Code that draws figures

+ + +

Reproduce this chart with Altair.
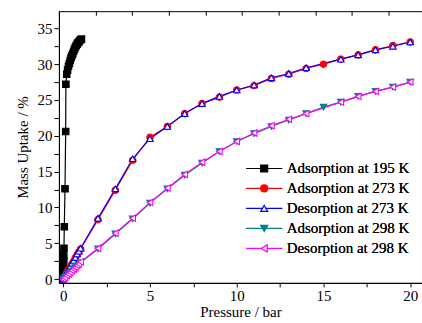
import altair as alt
import pandas as pd

series_names = ["Adsorption at 195 K", "Adsorption at 273 K", "Desorption at 273 K",
                "Adsorption at 298 K", "Desorption at 298 K"]
series_colors = ["#000000", "#ff0000", "#0000ff", "#008080", "#ff00ff"]
series_fills = ["#000000", "#ff0000", "#ffffff", "#008080", "#ffffff"]
series_shapes = ["square", "circle", "triangle-up", "triangle-down", "triangle-left"]

p_195 = [0.0, 0.0, 0.01, 0.01, 0.01, 0.02, 0.02, 0.02, 0.04, 0.06, 0.1, 0.14, 0.15, 0.2, 0.25, 0.3,
         0.35, 0.4, 0.45, 0.5, 0.55, 0.6, 0.65, 0.7, 0.75, 0.8, 0.85, 0.9, 0.95, 1.0, 1.05]
u_195 = [0.0, 0.5, 1.0, 1.5, 2.0, 2.5, 3.0, 3.3, 4.3, 7.3, 12.6, 20.6, 27.2, 28.6, 29.2, 29.7,
         30.1, 30.5, 30.9, 31.2, 31.5, 31.8, 32.1, 32.4, 32.6, 32.8, 33.0, 33.1, 33.3, 33.4, 33.5]

p_273a = [0.0, 0.1, 0.2, 0.3, 0.4, 0.5, 0.6, 0.7, 0.8, 0.9, 1, 2, 3, 4, 5, 6, 7, 8, 9, 10,
          11, 12, 13, 14, 15, 16, 17, 18, 19, 20]
u_273a = [0.0, 0.4, 0.9, 1.3, 1.7, 2.1, 2.5, 3.0, 3.4, 3.8, 4.2, 8.3, 12.4, 16.6, 19.8, 21.3,
          23.1, 24.5, 25.4, 26.4, 27.0, 28.0, 28.6, 29.4, 30.0, 30.7, 31.3, 32.0, 32.6, 33.1]

p_273d = [0.0, 0.1, 0.2, 0.3, 0.4, 0.5, 0.6, 0.7, 0.8, 0.9, 1, 2, 3, 4, 5, 6, 7, 8, 9, 10,
          11, 12, 13, 14, 16, 17, 18, 19, 20]
u_273d = [0.0, 0.5, 0.9, 1.3, 1.8, 2.2, 2.6, 3.0, 3.5, 3.9, 4.3, 8.5, 12.6, 16.8, 19.6, 21.3,
          23.1, 24.5, 25.5, 26.4, 27.1, 28.1, 28.7, 29.5, 30.7, 31.3, 32.0, 32.5, 33.1]

p_298a = [0.0, 0.1, 0.2, 0.3, 0.4, 0.5, 0.6, 0.7, 0.8, 0.9, 1, 2, 3, 4, 5, 6, 7, 8, 9, 10,
          11, 12, 13, 14, 15, 16, 17, 18, 19, 20]
u_298a = [0.0, 0.2, 0.4, 0.7, 0.9, 1.1, 1.4, 1.6, 1.8, 2.0, 2.3, 4.2, 6.3, 8.4, 10.6, 12.6,
          14.5, 16.2, 17.8, 19.2, 20.3, 21.3, 22.2, 23.1, 24.0, 24.7, 25.5, 26.2, 26.8, 27.5]

p_298d = [0.0, 0.1, 0.2, 0.3, 0.4, 0.5, 0.6, 0.7, 0.8, 0.9, 1, 2, 3, 4, 5, 6, 7, 8, 9, 10,
          11, 12, 13, 14, 16, 17, 18, 19, 20]
u_298d = [0.0, 0.2, 0.5, 0.7, 0.9, 1.2, 1.4, 1.6, 1.9, 2.1, 2.4, 4.3, 6.4, 8.5, 10.7, 12.7,
          14.6, 16.3, 17.8, 19.2, 20.4, 21.4, 22.3, 23.1, 24.7, 25.5, 26.2, 26.8, 27.5]

x_ticks = [0, 2.5, 5, 7.5, 10, 12.5, 15, 17.5, 20]
y_ticks = [0, 2.5, 5, 7.5, 10, 12.5, 15, 17.5, 20, 22.5, 25, 27.5, 30, 32.5, 35]
top_ticks = [-0.24, 1.87, 3.98, 6.09, 8.19, 10.3, 12.41, 14.52, 16.63, 18.74]

pressures = [p_195, p_273a, p_273d, p_298a, p_298d]
uptakes = [u_195, u_273a, u_273d, u_298a, u_298d]

frames = []
for name, ps, us in zip(series_names, pressures, uptakes):
    frames.append(pd.DataFrame({"series": name, "label": name, "pressure": ps, "uptake": us,
                                "idx": list(range(len(ps)))}))
df = pd.concat(frames, ignore_index=True)

FONT = "Liberation Serif"
X_DOMAIN = [-0.25, 20.68]
Y_DOMAIN = [-0.53, 37.4]

leg = dict(orient="none", legendX=184, legendY=150, title=None,
           symbolSize=49, symbolStrokeWidth=1.2, symbolOffset=14, labelOffset=15,
           rowPadding=4, labelFont=FONT, labelFontSize=15, labelColor="black",
           symbolOpacity=1)

lines = alt.Chart(df).mark_line(strokeWidth=1.2, clip=True).encode(
    x=alt.X("pressure:Q", scale=alt.Scale(domain=X_DOMAIN, nice=False, zero=False),
            axis=alt.Axis(values=x_ticks, labelExpr="datum.value % 5 == 0 ? datum.label : ''",
                          title="Pressure / bar", tickSize=4, labelPadding=2, titlePadding=1,
                          grid=False)),
    y=alt.Y("uptake:Q", scale=alt.Scale(domain=Y_DOMAIN, nice=False, zero=False),
            axis=alt.Axis(values=y_ticks, labelExpr="datum.value % 5 == 0 ? datum.label : ''",
                          title="Mass Uptake / %", tickSize=5, labelPadding=2, titlePadding=6,
                          grid=False)),
    color=alt.Color("label:N", scale=alt.Scale(range=series_colors), sort=series_names,
                    legend=alt.Legend(symbolType="M-5.2,0H5.2", **leg)),
    order="idx:Q",
)

points = alt.Chart(df).mark_point(size=42, strokeWidth=1.1, opacity=1, fillOpacity=1,
                                  clip=True).encode(
    x=alt.X("pressure:Q", scale=alt.Scale(domain=X_DOMAIN, nice=False, zero=False),
            axis=alt.Axis(orient="top", values=top_ticks, labels=False, ticks=True,
                          tickSize=4, domain=False, title=None, grid=False, offset=-4)),
    y=alt.Y("uptake:Q", scale=alt.Scale(domain=Y_DOMAIN, nice=False, zero=False), axis=None),
    stroke=alt.Stroke("series:N", scale=alt.Scale(domain=series_names, range=series_colors),
                      sort=series_names, legend=alt.Legend(**leg)),
    fill=alt.Fill("series:N", scale=alt.Scale(domain=series_names, range=series_fills),
                  sort=series_names, legend=alt.Legend(**leg)),
    shape=alt.Shape("series:N", scale=alt.Scale(domain=series_names, range=series_shapes),
                    sort=series_names, legend=alt.Legend(**leg)),
)

chart = alt.layer(lines, points).resolve_scale(x="independent", y="independent").resolve_axis(
    x="independent", y="independent").properties(
    width=363.5, height=272,
    background="white",
    autosize=alt.AutoSizeParams(type="none"),
    padding={"left": 59, "top": 11, "right": 0, "bottom": 40},
).configure_view(stroke="black", strokeWidth=1).configure_axis(
    labelFont=FONT, titleFont=FONT, labelFontSize=15, titleFontSize=15,
    labelColor="black", titleColor="black", tickColor="black", domainColor="black",
    titleFontWeight="normal", domainWidth=1, tickWidth=1,
)

chart.save("out.html", embed_options={"renderer": "svg", "actions": False})
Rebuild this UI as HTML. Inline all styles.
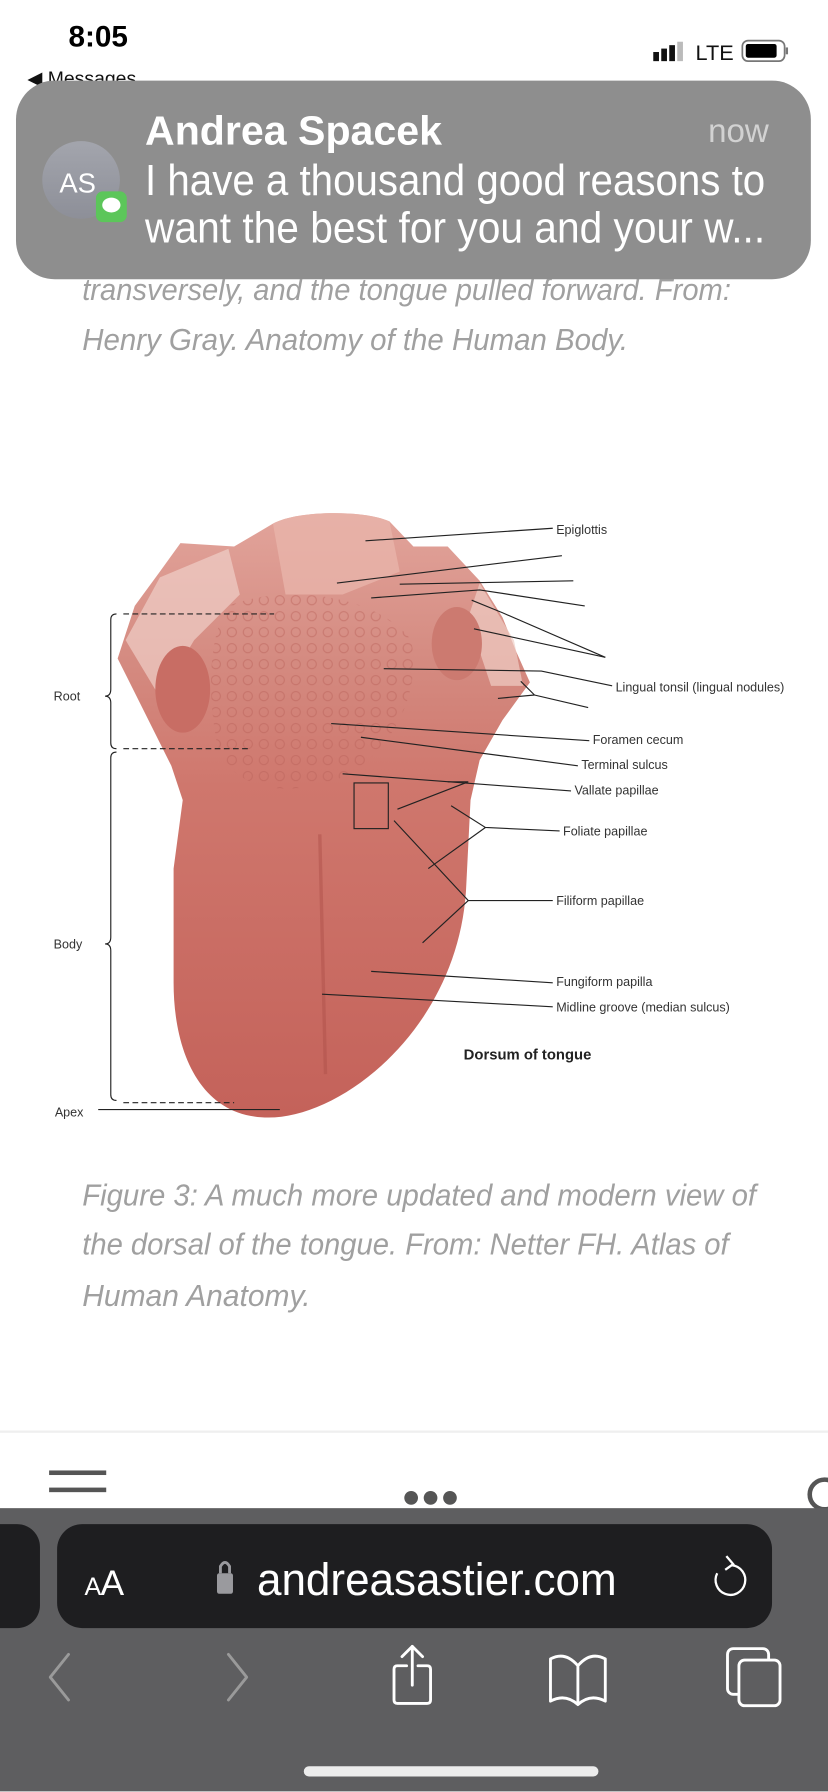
<!DOCTYPE html>
<html><head><meta charset="utf-8"><style>
html,body{margin:0;padding:0;background:#fff;width:828px;height:1792px;overflow:hidden}
svg{display:block}
</style></head><body>
<svg width="828" height="1792" viewBox="0 0 725 1568" xmlns="http://www.w3.org/2000/svg" font-family="Liberation Sans, sans-serif">
<defs>
<linearGradient id="tg" x1="0" y1="0" x2="0" y2="1">
<stop offset="0" stop-color="#e2a49b"/><stop offset="0.25" stop-color="#d48a80"/><stop offset="0.45" stop-color="#cf776d"/><stop offset="1" stop-color="#c4625a"/>
</linearGradient>
<linearGradient id="av" x1="0" y1="0" x2="0" y2="1"><stop offset="0" stop-color="#a3a5ad"/><stop offset="1" stop-color="#8d8f98"/></linearGradient>
<pattern id="dots" width="14" height="14" patternUnits="userSpaceOnUse"><circle cx="7" cy="7" r="4" fill="none" stroke="#b9625a" stroke-width="1" opacity="0.5"/></pattern>
</defs>
<rect width="725" height="1568" fill="#fff"/>

<!-- status bar -->
<text x="60" y="40" font-size="26" font-weight="bold" fill="#000">8:05</text>
<rect x="572" y="45" width="5" height="8" fill="#111"/><rect x="579" y="42" width="5" height="11" fill="#111"/><rect x="586" y="39" width="5" height="14" fill="#111"/><rect x="593" y="36" width="5" height="17" fill="#bbb"/>
<text x="609" y="52" font-size="19" fill="#111">LTE</text>
<rect x="650" y="35" width="37" height="18" rx="5" fill="none" stroke="#777" stroke-width="1.5"/><rect x="653" y="38" width="27" height="12" rx="2" fill="#000"/><rect x="688" y="41" width="2" height="6" fill="#777"/>
<text x="24" y="74" font-size="17" fill="#111">◀ Messages</text>

<!-- caption above -->
<g font-style="italic" fill="#a0a0a0" font-size="27">
<text x="72" y="262" textLength="568" lengthAdjust="spacingAndGlyphs">transversely, and the tongue pulled forward. From:</text>
<text x="72" y="306" textLength="478" lengthAdjust="spacingAndGlyphs">Henry Gray. Anatomy of the Human Body.</text>
</g>

<!-- notification -->
<rect x="14" y="70" width="696" height="174" rx="34" fill="#8e8e8e"/>
<circle cx="71" cy="157" r="34" fill="url(#av)"/>
<text x="52" y="168" font-size="24" fill="#fff">AS</text>
<rect x="84" y="167" width="27" height="27" rx="6" fill="#5cc65a"/>
<ellipse cx="97.5" cy="179" rx="8" ry="6.5" fill="#fff"/>
<text x="127" y="126" font-size="36" font-weight="bold" fill="#fff" textLength="260" lengthAdjust="spacingAndGlyphs">Andrea  Spacek</text>
<text x="620" y="124" font-size="29" fill="#d2d2d2">now</text>
<text x="127" y="170" font-size="38" fill="#fff" textLength="543" lengthAdjust="spacingAndGlyphs">I have a thousand good reasons to</text>
<text x="127" y="212" font-size="38" fill="#fff" textLength="543" lengthAdjust="spacingAndGlyphs">want the best for you and your w...</text>

<!-- tongue -->
<path d="M239,458 C260,446 320,446 341,456 L362,478 L392,478 L420,508 L440,540 L452,570 L464,597 L440,630 L420,665 L412,700 L408,780 C400,900 300,978 235,978 C175,978 152,920 152,860 L152,760 L160,700 L150,670 L130,630 L103,576 L118,530 L140,500 L158,475 L205,478 Z" fill="url(#tg)"/>
<path d="M239,458 C260,446 320,446 341,456 L350,500 L300,520 L250,520 Z" fill="#e9b4aa" opacity="0.8"/>
<path d="M110,560 L140,505 L200,480 L210,520 L170,560 L140,610 Z" fill="#f0cfc8" opacity="0.7"/>
<path d="M420,510 L450,560 L458,600 L430,600 L410,540 Z" fill="#efcdc5" opacity="0.7"/>
<ellipse cx="160" cy="603" rx="24" ry="38" fill="#c86d64"/>
<ellipse cx="400" cy="563" rx="22" ry="32" fill="#cc7a70"/>
<path d="M200,530 C250,510 330,520 360,560 C370,610 340,660 300,680 C250,700 200,690 190,650 C180,600 185,550 200,530 Z" fill="url(#dots)"/>
<path d="M280,730 L285,940" stroke="#b0524b" stroke-width="3" opacity="0.5"/>

<!-- leader lines -->
<g stroke="#222" stroke-width="1" fill="none">
<path d="M320,473 L484,462"/>
<path d="M295,510 L492,486"/>
<path d="M350,511 L502,508"/>
<path d="M325,523 L420,516 L512,530"/>
<path d="M413,525 L440,536 L530,575"/>
<path d="M415,550 L530,575"/>
<path d="M336,585 L474,587 L536,600"/>
<path d="M456,596 L468,608 L515,619"/>
<path d="M436,611 L468,608"/>
<path d="M290,633 L516,648"/>
<path d="M316,645 L506,670"/>
<path d="M300,677 L500,692"/>
<rect x="310" y="685" width="30" height="40"/>
<path d="M348,708 L410,684 L392,684"/>
<path d="M395,705 L425,724 L490,727"/>
<path d="M375,760 L425,724"/>
<path d="M345,718 L410,788 L484,788"/>
<path d="M370,825 L410,788"/>
<path d="M325,850 L484,860"/>
<path d="M282,870 L484,881"/>
<path d="M86,971 L245,971"/>
<path d="M108,537 L240,537" stroke-dasharray="5,3"/>
<path d="M108,655 L220,655" stroke-dasharray="5,3"/>
<path d="M108,965 L205,965" stroke-dasharray="5,3"/>
<path d="M102,537 Q97,537 97,542 L97,603 Q97,609 92,609 Q97,609 97,615 L97,650 Q97,655 102,655"/>
<path d="M102,658 Q97,658 97,663 L97,820 Q97,826 92,826 Q97,826 97,832 L97,958 Q97,963 102,963"/>
</g>
<g font-size="11" fill="#333">
<text x="487" y="467">Epiglottis</text>
<text x="539" y="605">Lingual tonsil (lingual nodules)</text>
<text x="519" y="651">Foramen cecum</text>
<text x="509" y="673">Terminal sulcus</text>
<text x="503" y="695">Vallate papillae</text>
<text x="493" y="731">Foliate papillae</text>
<text x="487" y="792">Filiform papillae</text>
<text x="487" y="863">Fungiform papilla</text>
<text x="487" y="885">Midline groove (median sulcus)</text>
<text x="47" y="613">Root</text>
<text x="47" y="830">Body</text>
<text x="48" y="977">Apex</text>
</g>
<text x="406" y="927" font-size="13" font-weight="bold" fill="#222">Dorsum of tongue</text>

<!-- figure caption -->
<g font-style="italic" fill="#a0a0a0" font-size="27">
<text x="72" y="1055" textLength="590" lengthAdjust="spacingAndGlyphs">Figure 3: A much more updated and modern view of</text>
<text x="72" y="1098" textLength="566" lengthAdjust="spacingAndGlyphs">the dorsal of the tongue. From: Netter FH. Atlas of</text>
<text x="72" y="1143" textLength="200" lengthAdjust="spacingAndGlyphs">Human Anatomy.</text>
</g>

<rect x="0" y="1252" width="725" height="2" fill="#efefef"/>
<g fill="#555"><rect x="43" y="1287" width="50" height="4"/><rect x="43" y="1302" width="50" height="4"/>
<circle cx="360" cy="1311" r="6"/><circle cx="377" cy="1311" r="6"/><circle cx="394" cy="1311" r="6"/></g>
<circle cx="722" cy="1308" r="13" fill="none" stroke="#555" stroke-width="4"/>

<!-- toolbar -->
<rect x="0" y="1320" width="725" height="248" fill="#5e5e60"/>
<rect x="-20" y="1334" width="55" height="91" rx="20" fill="#1e1e20"/>
<rect x="50" y="1334" width="626" height="91" rx="22" fill="#1e1e20"/>
<text x="74" y="1396" font-size="22" fill="#fff">A</text><text x="88" y="1396" font-size="31" fill="#fff">A</text>
<rect x="190" y="1377" width="14" height="18" rx="2" fill="#9a9a9e"/>
<path d="M193,1377 L193,1371 Q197,1364 201,1371 L201,1377" fill="none" stroke="#9a9a9e" stroke-width="2.5"/>
<text x="225" y="1396" font-size="40" fill="#fff" textLength="315" lengthAdjust="spacingAndGlyphs">andreasastier.com</text>
<path d="M628,1377 A13,13 0 1 0 641,1370" fill="none" stroke="#fff" stroke-width="2"/>
<path d="M636,1362 L642,1369 L635,1374" fill="none" stroke="#fff" stroke-width="2"/>
<g fill="none" stroke-width="2.5" stroke-linecap="round" stroke-linejoin="round">
<path d="M60,1448 L44,1468 L60,1488" stroke="#9a9a9a"/>
<path d="M200,1448 L216,1468 L200,1488" stroke="#9a9a9a"/>
<path d="M356,1458 L348,1458 Q345,1458 345,1461 L345,1488 Q345,1491 348,1491 L374,1491 Q377,1491 377,1488 L377,1461 Q377,1458 374,1458 L366,1458" stroke="#fff"/>
<path d="M361,1475 L361,1441 M352,1450 L361,1441 L370,1450" stroke="#fff"/>
<path d="M506,1458 Q495,1445 482,1452 L482,1489 Q495,1482 506,1492 Q517,1482 530,1489 L530,1452 Q517,1445 506,1458 L506,1490" stroke="#fff"/>
<rect x="637" y="1443" width="36" height="40" rx="5" stroke="#fff"/>
<rect x="647" y="1453" width="36" height="40" rx="5" stroke="#fff" fill="#5e5e60"/>
</g>
<rect x="266" y="1546" width="258" height="9" rx="4.5" fill="#ececec"/>
</svg>
</body></html>
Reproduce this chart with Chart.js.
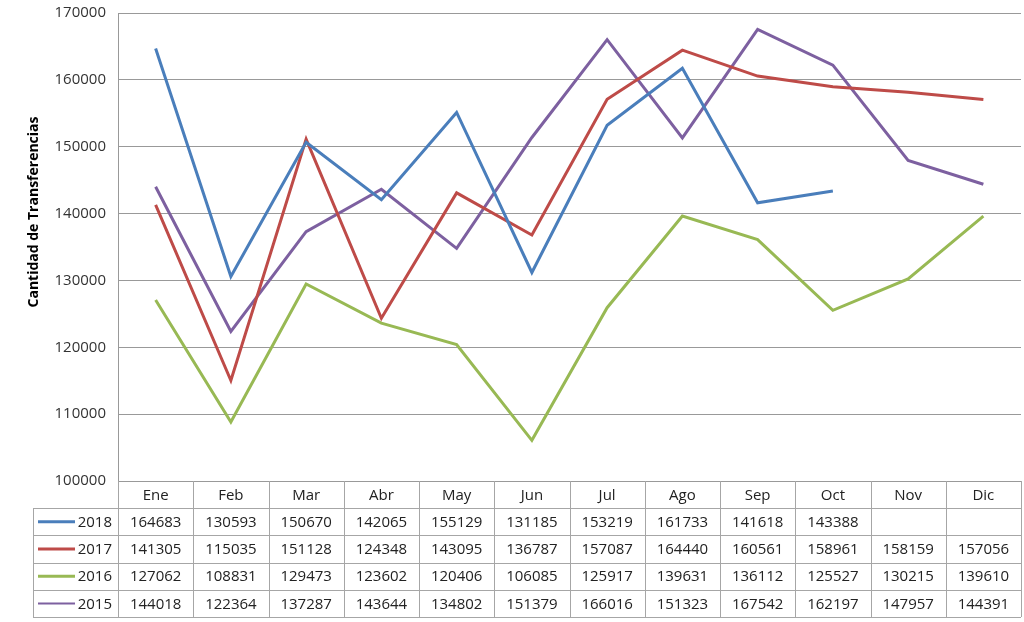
<!DOCTYPE html>
<html>
<head>
<meta charset="utf-8">
<script src="https://cdn.jsdelivr.net/npm/chart.js@4/dist/chart.umd.min.js"></script>
<style>
  html, body { margin: 0; padding: 0; background: #fff; }
  #wrap { width: 1024px; height: 622px; }
</style>
</head>
<body>
<div id="wrap"><canvas id="chart" width="1024" height="622"></canvas></div>
<script>
const months = ["Ene", "Feb", "Mar", "Abr", "May", "Jun", "Jul", "Ago", "Sep", "Oct", "Nov", "Dic"];
const years = ["2018", "2017", "2016", "2015"];
const colors = ["#4a7ebb", "#be4b48", "#98b954", "#7d60a0"];

const v2018 = [164683, 130593, 150670, 142065, 155129, 131185, 153219, 161733, 141618, 143388, null, null];
const v2017 = [141305, 115035, 151128, 124348, 143095, 136787, 157087, 164440, 160561, 158961, 158159, 157056];
const v2016 = [127062, 108831, 129473, 123602, 120406, 106085, 125917, 139631, 136112, 125527, 130215, 139610];
const v2015 = [144018, 122364, 137287, 143644, 134802, 151379, 166016, 151323, 167542, 162197, 147957, 144391];

const series = [v2018, v2017, v2016, v2015];
const yTitle = "Cantidad de Transferencias";
const FONT = "'Open Sans', sans-serif";

// data table under the plot, drawn with the x scale's columns
const tablePlugin = {
  id: "dataTable",
  afterDraw(chart) {
    const ctx = chart.ctx;
    const area = chart.chartArea;
    const xs = chart.scales.x;
    const colW = area.width / months.length;
    const rowH = 27.2;
    const top = area.bottom;
    const labelLeft = 33;

    ctx.save();
    ctx.strokeStyle = "#a6a6a6";
    ctx.lineWidth = 1;

    // horizontal lines
    for (let r = 1; r <= years.length + 1; r++) {
      const y = Math.round(top + r * rowH) + 0.5;
      ctx.beginPath();
      ctx.moveTo(labelLeft, y);
      ctx.lineTo(area.right, y);
      ctx.stroke();
    }
    // vertical lines
    for (let i = 0; i <= months.length; i++) {
      const x = Math.round(area.left + i * colW) + 0.5;
      ctx.beginPath();
      ctx.moveTo(x, top);
      ctx.lineTo(x, top + (years.length + 1) * rowH);
      ctx.stroke();
    }
    ctx.beginPath();
    ctx.moveTo(labelLeft + 0.5, top + rowH);
    ctx.lineTo(labelLeft + 0.5, top + (years.length + 1) * rowH);
    ctx.stroke();

    ctx.fillStyle = "#222";
    ctx.font = "15px " + FONT;
    ctx.textAlign = "center";
    ctx.textBaseline = "middle";
    months.forEach((m, i) => {
      ctx.fillText(m, xs.getPixelForValue(i), top + rowH / 2 + 1);
    });

    series.forEach((vals, r) => {
      const cy = top + (r + 1.5) * rowH + 1;
      vals.forEach((v, i) => {
        if (v !== null) ctx.fillText(String(v), xs.getPixelForValue(i), cy);
      });
      // legend key
      ctx.strokeStyle = colors[r];
      ctx.lineWidth = r === 3 ? 2 : 3;
      ctx.beginPath();
      ctx.moveTo(labelLeft + 5, cy - 1);
      ctx.lineTo(labelLeft + 42, cy - 1);
      ctx.stroke();
      ctx.textAlign = "right";
      ctx.fillText(years[r], area.left - 6, cy);
      ctx.textAlign = "center";
    });

    // y axis title
    ctx.translate(34, 212);
    ctx.rotate(-Math.PI / 2);
    ctx.font = "bold 14px " + FONT;
    ctx.fillStyle = "#000";
    ctx.fillText(yTitle, 0, 0);
    ctx.restore();
  }
};

new Chart(document.getElementById("chart"), {
  type: "line",
  data: {
    labels: months,
    datasets: series.map((vals, i) => ({
      label: years[i],
      data: vals,
      borderColor: colors[i],
      backgroundColor: colors[i],
      borderWidth: 3,
      pointRadius: 0,
      tension: 0,
      spanGaps: false
    }))
  },
  options: {
    responsive: false,
    animation: false,
    layout: { padding: { top: 13, right: 3, bottom: 141, left: 0 } },
    plugins: {
      legend: { display: false },
      tooltip: { enabled: false }
    },
    scales: {
      x: {
        display: false,
        offset: true
      },
      y: {
        min: 100000,
        max: 170000,
        afterFit(scale) {
          scale.width = 118;
          scale.paddingTop = 0;
          scale.paddingBottom = 0;
        },
        ticks: {
          stepSize: 10000,
          padding: 12,
          color: "#333",
          font: { family: FONT, size: 15 },
          callback: (v) => String(v)
        },
        grid: { color: "#999999", drawTicks: false },
        border: { color: "#999999" }
      }
    }
  },
  plugins: [tablePlugin]
});
</script>
</body>
</html>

+ + +

### Task brief
Write out every line of the entries that holds the word "this".

### Full solution
Reproduce this chart with Altair.
Rebuild this UI as HTML. Inline all styles.
Reproduce this chart with Chart.js.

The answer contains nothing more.